TO DO: Write out the listing, please, but only from its first line through the line containing "pw, ph = W - L - R, H - T - B", exactly as given and without pictures.

MATERIAL:
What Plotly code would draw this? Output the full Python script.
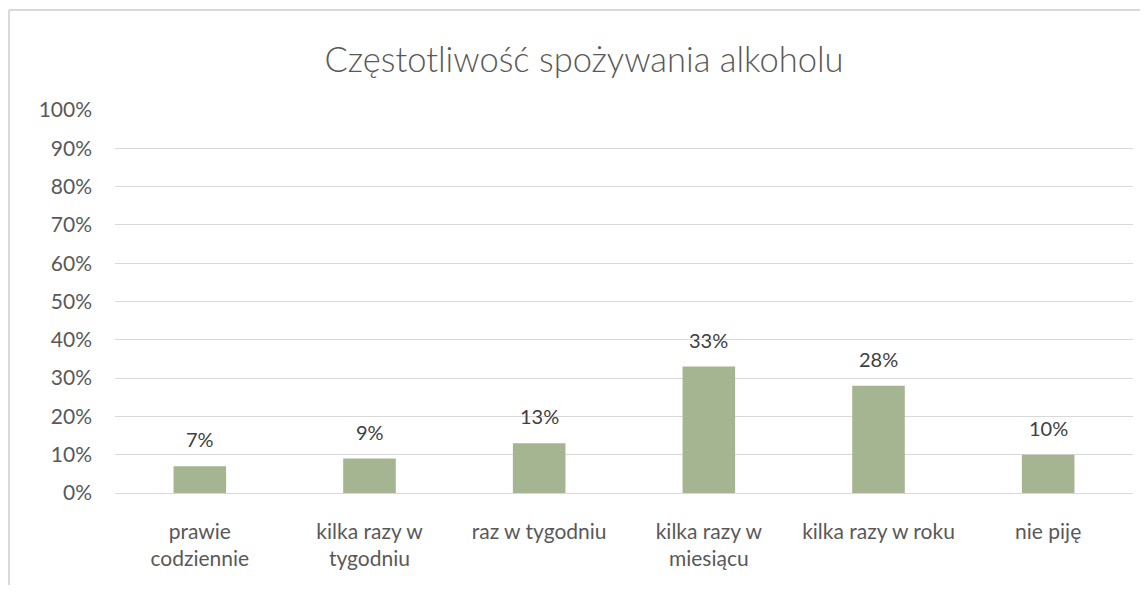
import plotly.graph_objects as go

categories = ["prawie<br>codziennie", "kilka razy w<br>tygodniu", "raz w tygodniu",
              "kilka razy w<br>miesiącu", "kilka razy w roku", "nie piję"]
values = [0.07, 0.09, 0.13, 0.33, 0.28, 0.10]
labels = ["7%", "9%", "13%", "33%", "28%", "10%"]
y_ticks = [0, 0.1, 0.2, 0.3, 0.4, 0.5, 0.6, 0.7, 0.8, 0.9, 1.0]
y_tick_labels = ["0%", "10%", "20%", "30%", "40%", "50%", "60%", "70%", "80%", "90%", "100%"]

font_family = "Lato, Open Sans, DejaVu Sans, sans-serif"

W, H = 1132, 577
L, R, T, B = 107, 7, 102, 92
pw, ph = W - L - R, H - T - B

fig = go.Figure(go.Bar(
    x=categories, y=values,
    marker=dict(color="#A5B592", line=dict(width=0)),
    width=0.31,
    hoverinfo="x+y",
))

for c, v, t in zip(categories, values, labels):
    fig.add_annotation(x=c, y=v, text=t, showarrow=False, yanchor="bottom",
                       yshift=13, font=dict(size=20, color="#404040", family=font_family))

fig.update_layout(
    width=W, height=H, autosize=False,
    margin=dict(l=L, r=R, t=T, b=B),
    paper_bgcolor="white", plot_bgcolor="white",
    title=dict(text="Częstotliwość spożywania alkoholu", xref="paper",
               x=(576 - L) / pw, xanchor="center",
               y=1 - 52 / H, yanchor="middle",
               font=dict(size=34.5, color="#595959", family=font_family, weight=300)),
    showlegend=False,
    font=dict(family=font_family, color="#595959"),
)
fig.update_yaxes(range=[0, 1.0], tickvals=y_ticks, ticktext=y_tick_labels,
                 showgrid=True, gridcolor="#D9D9D9", gridwidth=1,
                 zeroline=True, zerolinecolor="#D9D9D9", zerolinewidth=1,
                 ticks="", ticklabelstandoff=22,
                 tickfont=dict(size=21, color="#595959", family=font_family))
fig.update_xaxes(showgrid=False, showline=False, ticks="", ticklabelstandoff=24,
                 tickfont=dict(size=21, color="#595959", family=font_family))

# outer chart border (top and left visible)
bx = -(L - 1) / pw
by = 1 + (T - 2) / ph
fig.add_shape(type="line", xref="paper", yref="paper",
              x0=bx, x1=1.1, y0=by, y1=by,
              line=dict(color="#D9D9D9", width=2))
fig.add_shape(type="line", xref="paper", yref="paper",
              x0=bx, x1=bx, y0=by, y1=-0.3,
              line=dict(color="#D9D9D9", width=2))

fig.write_html("out.html")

COMPLETE RESPONSE:
What Plotly code would draw this? Output the full Python script.
import plotly.graph_objects as go

categories = ["prawie<br>codziennie", "kilka razy w<br>tygodniu", "raz w tygodniu",
              "kilka razy w<br>miesiącu", "kilka razy w roku", "nie piję"]
values = [0.07, 0.09, 0.13, 0.33, 0.28, 0.10]
labels = ["7%", "9%", "13%", "33%", "28%", "10%"]
y_ticks = [0, 0.1, 0.2, 0.3, 0.4, 0.5, 0.6, 0.7, 0.8, 0.9, 1.0]
y_tick_labels = ["0%", "10%", "20%", "30%", "40%", "50%", "60%", "70%", "80%", "90%", "100%"]

font_family = "Lato, Open Sans, DejaVu Sans, sans-serif"

W, H = 1132, 577
L, R, T, B = 107, 7, 102, 92
pw, ph = W - L - R, H - T - B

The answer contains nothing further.